Camélia Jordana, le poing levé pour Adama. La chanteuse était présente lors de la mobilisation historique organisée le 2 juin dernier contre les violences policières et à la mémoire d'Adama Traoré. Parmi les plus de 20 000 personnes rassemblées sur la capitale, on pouvait apercevoir des personnalités engagées comme Assa Traoré bien sûr, figure de proue du mouvement Justice pour Adama, mais aussi les actrices Assaïa Maïga et Adèle Haenel et l'humoriste Fary. Un élan auquel la chanteuse et comédienne est venue apporter ses mots. Et plus précisément, son chant.
Micro à la main, Camélia Jordana s'est effectivement lancée dans un hymne gospel aux paroles des plus éloquentes (ici traduites en français) : "Toute la journée nous allons chanter et pleurer. Nous allons marcher en ville. L'âme de Freddie Fray, George Floyd, Adama, demeure. La révolution est venue".
Un chant qui s'est achevé par les paroles suivantes : "Il est temps de prendre les armes". Un écho au slogan des Black Panthers, le fameux mouvement révolutionnaire de libération afro-américaine fondé dans les années soixante par Huey P. Newton, Bobby Seale et Elbert Howard.
On s'en doute, cette musique n'a pas plu à toutes les oreilles...
Et notamment à celles qui se situent à l'extrême droite. "Camelia Jordana appelle 'à prendre les armes'. On sait contre qui : contre le peuple historique de notre pays", a ainsi fustigé Jean Messiha, membre du bureau du Rassemblement National. Le politicien qualifie même l'artiste de "dangereuse harpie" et de "fanatique" coupable "[d'attiser] la haine anti-flics et [d'exciter] la racaille". Tout un poème.
Les réactions viscérales engendrées par l'implication de Camélia Jordana démontrent une nouvelle fois la dimension tabou des violences policières et des discriminations raciales en France.
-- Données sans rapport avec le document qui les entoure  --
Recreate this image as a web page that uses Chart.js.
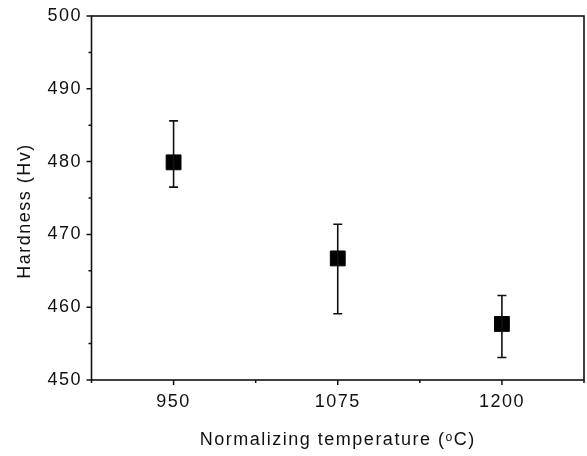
<!DOCTYPE html>
<html>
<head>
<meta charset="utf-8">
<script src="https://cdn.jsdelivr.net/npm/chart.js@4/dist/chart.umd.min.js"></script>
<style>
html,body{margin:0;padding:0;background:#fff;}
#wrap{width:587px;height:456px;}
</style>
</head>
<body>
<div id="wrap"><canvas id="c" width="587" height="456"></canvas></div>
<script>
const temperatures = [950, 1075, 1200];
const hardness = [479.9, 466.7, 457.7];
const errHigh = [485.6, 471.4, 461.6];
const errLow = [476.5, 459.1, 453.1];
const yTicks = [450, 460, 470, 480, 490, 500];
const yMinorTicks = [455, 465, 475, 485, 495];
const xMinorTicks = [887.5, 1012.5, 1137.5, 1262.5];

const FONT = '"Liberation Sans", Arial, sans-serif';
const INK = '#111';

const spacingPlugin = {
  id: 'spacing',
  beforeDraw(chart) { chart.ctx.letterSpacing = '1.5px'; }
};

const framePlugin = {
  id: 'frame',
  afterDatasetsDraw(chart) {
    const ctx = chart.ctx;
    const a = chart.chartArea;
    const xs = chart.scales.x, ys = chart.scales.y;
    ctx.save();
    ctx.strokeStyle = INK;
    ctx.lineWidth = 1.6;
    for (let i = 0; i < temperatures.length; i++) {
      const px = xs.getPixelForValue(temperatures[i]);
      const pt = ys.getPixelForValue(errHigh[i]);
      const pb = ys.getPixelForValue(errLow[i]);
      ctx.beginPath();
      ctx.moveTo(px, pt); ctx.lineTo(px, pb);
      ctx.moveTo(px - 4.5, pt); ctx.lineTo(px + 4.5, pt);
      ctx.moveTo(px - 4.5, pb); ctx.lineTo(px + 4.5, pb);
      ctx.stroke();
    }
    ctx.lineWidth = 1.6;
    ctx.strokeRect(a.left, a.top, a.right - a.left, a.bottom - a.top);
    ctx.lineWidth = 1.5;
    ctx.beginPath();
    yTicks.forEach(v => { const p = ys.getPixelForValue(v); ctx.moveTo(a.left, p); ctx.lineTo(a.left - 5, p); });
    yMinorTicks.forEach(v => { const p = ys.getPixelForValue(v); ctx.moveTo(a.left, p); ctx.lineTo(a.left - 3, p); });
    temperatures.forEach(v => { const p = xs.getPixelForValue(v); ctx.moveTo(p, a.bottom); ctx.lineTo(p, a.bottom + 5); });
    xMinorTicks.forEach(v => { const p = xs.getPixelForValue(v); ctx.moveTo(p, a.bottom); ctx.lineTo(p, a.bottom + 3); });
    ctx.stroke();
    ctx.restore();
  }
};

new Chart(document.getElementById('c'), {
  type: 'scatter',
  data: {
    datasets: [{
      data: temperatures.map((t, i) => ({x: t, y: hardness[i]})),
      pointStyle: 'rect',
      pointRadius: 10.5,
      pointHoverRadius: 10.5,
      backgroundColor: '#000',
      borderColor: '#000',
      borderWidth: 1
    }]
  },
  options: {
    responsive: false,
    animation: false,
    devicePixelRatio: 1,
    layout: { autoPadding: false, padding: { top: 16, right: 3, left: 0, bottom: 0 } },
    plugins: { legend: { display: false }, tooltip: { enabled: false } },
    scales: {
      x: {
        type: 'linear',
        min: 887.5, max: 1262.5,
        afterBuildTicks(s) { s.ticks = temperatures.map(v => ({value: v})); },
        afterFit(s) { s.height = 76; s.paddingLeft = 0; s.paddingRight = 0; },
        grid: { display: false, drawTicks: false },
        border: { display: false },
        ticks: { padding: 11, autoSkip: false, maxRotation: 0, color: INK, font: { family: FONT, size: 18 }, callback: v => String(v) },
        title: { display: true, text: 'Normalizing temperature (ᵒC)', color: INK, font: { family: FONT, size: 18 }, padding: { top: 0, bottom: 5 } }
      },
      y: {
        min: 450, max: 500,
        afterBuildTicks(s) { s.ticks = yTicks.map(v => ({value: v})); },
        afterFit(s) { s.width = 91.5; s.paddingTop = 0; s.paddingBottom = 0; },
        grid: { display: false, drawTicks: false },
        border: { display: false },
        ticks: { padding: 9.5, autoSkip: false, color: INK, font: { family: FONT, size: 18 } },
        title: { display: true, text: 'Hardness (Hv)    ', color: INK, font: { family: FONT, size: 18 }, padding: { top: 14, bottom: 0 } }
      }
    }
  },
  plugins: [spacingPlugin, framePlugin]
});
</script>
</body>
</html>
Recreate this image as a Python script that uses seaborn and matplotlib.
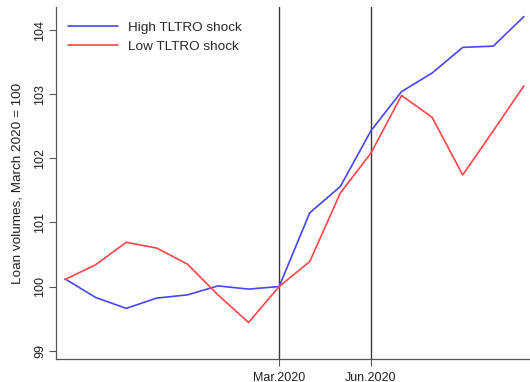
import matplotlib
matplotlib.use("Agg")
import matplotlib.pyplot as plt
import seaborn as sns
import pandas as pd

# Monthly loan volume index, Aug 2019 - Nov 2020 (March 2020 = 100)
months = ["Aug.2019", "Sep.2019", "Oct.2019", "Nov.2019", "Dec.2019", "Jan.2020",
          "Feb.2020", "Mar.2020", "Apr.2020", "May.2020", "Jun.2020", "Jul.2020",
          "Aug.2020", "Sep.2020", "Oct.2020", "Nov.2020"]
high_shock = [100.12, 99.83, 99.66, 99.82, 99.87, 100.01, 99.96, 100.00,
              101.15, 101.56, 102.43, 103.04, 103.33, 103.73, 103.75, 104.21]
low_shock = [100.11, 100.34, 100.69, 100.60, 100.35, 99.87, 99.44, 100.00,
             100.39, 101.46, 102.08, 102.98, 102.64, 101.74, 102.43, 103.13]
series_names = ["High TLTRO shock", "Low TLTRO shock"]
marked_months = ["Mar.2020", "Jun.2020"]
y_ticks = [99, 100, 101, 102, 103, 104]

sns.set_style("white")
plt.rcParams["font.family"] = ["Liberation Sans", "DejaVu Sans"]

pos = list(range(len(months)))
df = pd.DataFrame({
    "pos": pos * 2,
    "value": high_shock + low_shock,
    "series": [series_names[0]] * len(months) + [series_names[1]] * len(months),
})

fig = plt.figure(figsize=(5.30, 3.82), dpi=100)
ax = fig.add_axes([0.1057, 0.0602, 0.8943, 0.9215])

sns.lineplot(data=df, x="pos", y="value", hue="series",
             palette={series_names[0]: "#4646ff", series_names[1]: "#ff4646"},
             linewidth=1.2, ax=ax)

for m in marked_months:
    ax.axvline(months.index(m), color="#3a3a3a", linewidth=1.0, zorder=0)

ax.set_xlim(-0.294, 15.2)
ax.set_ylim(98.87, 104.36)
ax.set_xticks([months.index(m) for m in marked_months])
ax.set_xticklabels(marked_months, fontsize=9, color="#222222")
ax.set_yticks(y_ticks)
ax.set_yticklabels([str(t) for t in y_ticks], fontsize=9, rotation=90,
                   va="center", color="#222222")
ax.tick_params(axis="both", bottom=True, left=True, length=5, width=0.8,
               color="#555555", direction="out")
ax.tick_params(axis="x", pad=4)
ax.tick_params(axis="y", pad=2)
ax.set_xlabel("")
ax.set_ylabel("Loan volumes, March 2020 = 100", fontsize=9.7, color="#222222", labelpad=8)

for side in ["top", "right"]:
    ax.spines[side].set_visible(False)
for side in ["left", "bottom"]:
    ax.spines[side].set_color("#555555")
    ax.spines[side].set_linewidth(0.9)

leg = ax.legend(loc="upper left", bbox_to_anchor=(0.005, 0.985), frameon=False,
                fontsize=9.7, handlelength=3.7, handletextpad=0.75,
                borderaxespad=0.3, labelspacing=0.45)
leg.set_title(None)

fig.savefig("out.png", dpi=100)
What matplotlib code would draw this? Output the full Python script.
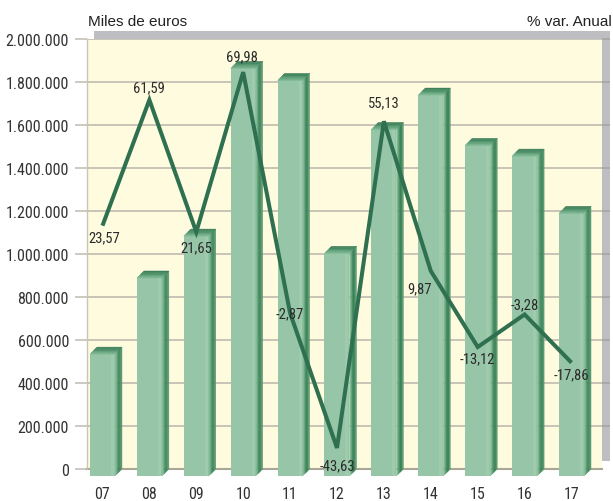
import matplotlib
matplotlib.use('Agg')
import matplotlib.pyplot as plt
from matplotlib.patches import Polygon, Rectangle
from matplotlib import font_manager as fm
import numpy as np

# ---------------- data ----------------
years = ['07', '08', '09', '10', '11', '12', '13', '14', '15', '16', '17']
miles_euros = [567000, 921000, 1116000, 1896000, 1840000, 1036000,
               1612000, 1772000, 1538000, 1488000, 1222000]
var_anual = [23.57, 61.59, 21.65, 69.98, -2.87, -43.63,
             55.13, 9.87, -13.12, -3.28, -17.86]
var_labels = ['23,57', '61,59', '21,65', '69,98', '-2,87', '-43,63',
              '55,13', '9,87', '-13,12', '-3,28', '-17,86']
yticks = [0, 200000, 400000, 600000, 800000, 1000000,
          1200000, 1400000, 1600000, 1800000, 2000000]
ytick_labels = ['0', '200.000', '400.000', '600.000', '800.000', '1.000.000',
                '1.200.000', '1.400.000', '1.600.000', '1.800.000', '2.000.000']

# label offsets (pixels) relative to line points
label_offsets = [(2, -12), (0, 13), (0, -15), (-1, 16), (0, 0), (0, -17),
                 (0, 19), (-11, -17), (0, -11), (0, 10), (0, -12)]

# ---------------- fonts ----------------
names = {f.name for f in fm.fontManager.ttflist}
narrow_font = None
narrow_stretch = 'normal'
for pref in ['Liberation Sans Narrow', 'Roboto Condensed', 'Open Sans Condensed',
             'Noto Sans Condensed', 'DejaVu Sans Condensed', 'Arial Narrow']:
    if pref in names:
        narrow_font = pref
        break
if narrow_font is None:
    for f in fm.fontManager.ttflist:
        st = f.stretch
        if (isinstance(st, str) and 'condensed' in st) or (isinstance(st, (int, float)) and st < 500):
            if any(k in f.name for k in ['Sans', 'Roboto', 'Lato', 'Inter', 'Liberation']):
                narrow_font = f.name
                narrow_stretch = st
                break
if narrow_font is not None:
    narrow = [narrow_font, 'DejaVu Sans']
    tick_fs, lab_fs = 11.5, 10.5
    nkw = dict(family=narrow, stretch=narrow_stretch)
else:
    narrow = ['Liberation Sans', 'DejaVu Sans']
    tick_fs, lab_fs = 10.0, 9.5
    nkw = dict(family=narrow)
regular = ['Liberation Sans', 'DejaVu Sans']

W, H = 613, 502
fig = plt.figure(figsize=(W / 100, H / 100), dpi=100)
fig.patch.set_facecolor('white')
L, R, T, B = 87, 602, 40, 470
ax = fig.add_axes([L / W, 1 - B / H, (R - L) / W, (B - T) / H])
ax.set_facecolor('#fefbdf')

# gray back wall (shadow) offset behind plot area
shadow = Rectangle(((L + 7) / W, 1 - (B - 8) / H), (R - L + 1) / W, (B - T) / H,
                   transform=fig.transFigure, facecolor='#bebec2',
                   edgecolor='none', zorder=-5)
fig.add_artist(shadow)

x = np.arange(len(years))
xmin, xmax = -0.330, 10.650
ymin, ymax = 0, 2000000
ax.set_xlim(xmin, xmax)
ax.set_ylim(ymin, ymax)

px_x = (xmax - xmin) / (R - L)      # data units per pixel (x)
px_y = (ymax - ymin) / (B - T)      # data units per pixel (y)
w = 25 * px_x
ddx = 7 * px_x
ddy = 7 * px_y

front_col = '#97c5a8'
side_cols = ['#88c09c', '#6fae87', '#4f946b', '#3c8259', '#3f855c', '#58996f']
top_cols = ['#7ab690', '#66a680', '#549770', '#468a63', '#3d8059']

for xi, v in zip(x, miles_euros):
    x0 = xi - w / 2
    x1 = xi + w / 2
    # front face
    ax.add_patch(Rectangle((x0, -ddy), w, v, facecolor=front_col,
                           edgecolor='none', zorder=3, clip_on=False))
    ax.add_patch(Rectangle((x1 - 4 * px_x, -ddy), 3 * px_x, v, facecolor='#9fcaae',
                           edgecolor='none', zorder=3, clip_on=False))
    # side face (gradient strips)
    n = len(side_cols)
    for k, c in enumerate(side_cols):
        a = k / n
        b = (k + 1) / n
        poly = [(x1 + a * ddx, -ddy + a * ddy), (x1 + b * ddx, -ddy + b * ddy),
                (x1 + b * ddx, v - ddy + b * ddy), (x1 + a * ddx, v - ddy + a * ddy)]
        ax.add_patch(Polygon(poly, closed=True, facecolor=c, edgecolor=c,
                             linewidth=0.3, zorder=3, clip_on=False))
    # top face (gradient strips from front to back)
    n = len(top_cols)
    for k, c in enumerate(top_cols):
        a = k / n
        b = (k + 1) / n
        poly = [(x0 + a * ddx, v - ddy + a * ddy), (x1 + a * ddx, v - ddy + a * ddy),
                (x1 + b * ddx, v - ddy + b * ddy), (x0 + b * ddx, v - ddy + b * ddy)]
        ax.add_patch(Polygon(poly, closed=True, facecolor=c, edgecolor=c,
                             linewidth=0.3, zorder=3, clip_on=False))

# axes styling
ax.set_yticks(yticks)
ax.set_yticklabels(ytick_labels, fontsize=tick_fs, color='#333333', **nkw)
ax.set_xticks(x)
ax.set_xticklabels(years, fontsize=tick_fs, color='#333333', **nkw)
ax.tick_params(axis='y', length=12 * 0.72, width=1.1, color='#bfbbaf', pad=6 * 0.72)
ax.tick_params(axis='x', length=0, pad=12)
ax.grid(axis='y', color='#bfbbaf', linewidth=1.2)
ax.set_axisbelow(True)
# gridlines continue across the gray side wall
ax.hlines(yticks[1:], 1.0, 1.0 + 8 / (R - L), transform=ax.get_yaxis_transform(),
          colors='#a6a5a5', linewidth=1.2, clip_on=False, zorder=0.5)
for s in ['top', 'right']:
    ax.spines[s].set_visible(False)
ax.spines['left'].set_color('#c9c5b7')
ax.spines['left'].set_linewidth(1.0)
ax.spines['bottom'].set_color('#a9a597')
ax.spines['bottom'].set_linewidth(1.5)
ax.spines['bottom'].set_zorder(2)

# line on secondary axis
ax2 = ax.twinx()
ax2.set_ylim(-50, 80)
ax2.set_xlim(xmin, xmax)
ax2.patch.set_visible(False)
for s in ax2.spines.values():
    s.set_visible(False)
ax2.set_yticks([])
ax2.plot(x, var_anual, color='#2e7050', linewidth=2.9,
         solid_joinstyle='miter', solid_capstyle='butt', zorder=5)
for xi, v, lab, off in zip(x, var_anual, var_labels, label_offsets):
    ax2.annotate(lab, (xi, v), xytext=off, textcoords='offset pixels',
                 ha='center', va='center', fontsize=lab_fs,
                 color='#2b2b2b', zorder=6, **nkw)

fig.text(88 / W, 1 - 22 / H, 'Miles de euros', family=regular, fontsize=11,
         ha='left', va='center', color='#222222')
fig.text(612 / W, 1 - 22 / H, '% var. Anual', family=regular, fontsize=11,
         ha='right', va='center', color='#222222')

fig.savefig('out.png', dpi=100, facecolor='white')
Après avoir dénoncé ces réalités sur le plateau d'On est pas couché, l'actrice et chanteuse avait même suscité la véhémence du ministre de l'Intérieur : "Non madame, 'les hommes et les femmes qui vont travailler tous les matins en banlieue' ne se font pas 'massacrer pour nulle autre raison que leur couleur de peau'. Ces propos mensongers et honteux alimentent la haine et la violence. Ils appellent une condamnation sans réserve", avait alors déclaré Christophe Castaner.
Or, pour bien des voix, ce n'est pas du côté de Camélia Jordana, de ses déclarations ou de ses chants, que s'immiscent "la haine et la violence". La journaliste et militante Rokhaya Diallo défend notamment ses prises de position. "Camélia Jordana a le courage de porter un discours habituellement circonscrit aux marges. Quand une artiste populaire invite dans un débat mainstream le nom d'Assa Traoré, cela subvertit la règle qui consiste à placer ces sujets à distance", écrit-elle. De même, pour la journaliste Titiou Lecoq, ces nombreuses charges émises à l'encontre de Camélia Jordana incarnent un phénomène : "une inversion de la culpabilité".
Une inversion qui met à mal bien des voix révoltées (et révolutionnaires), antiracistes et féministes.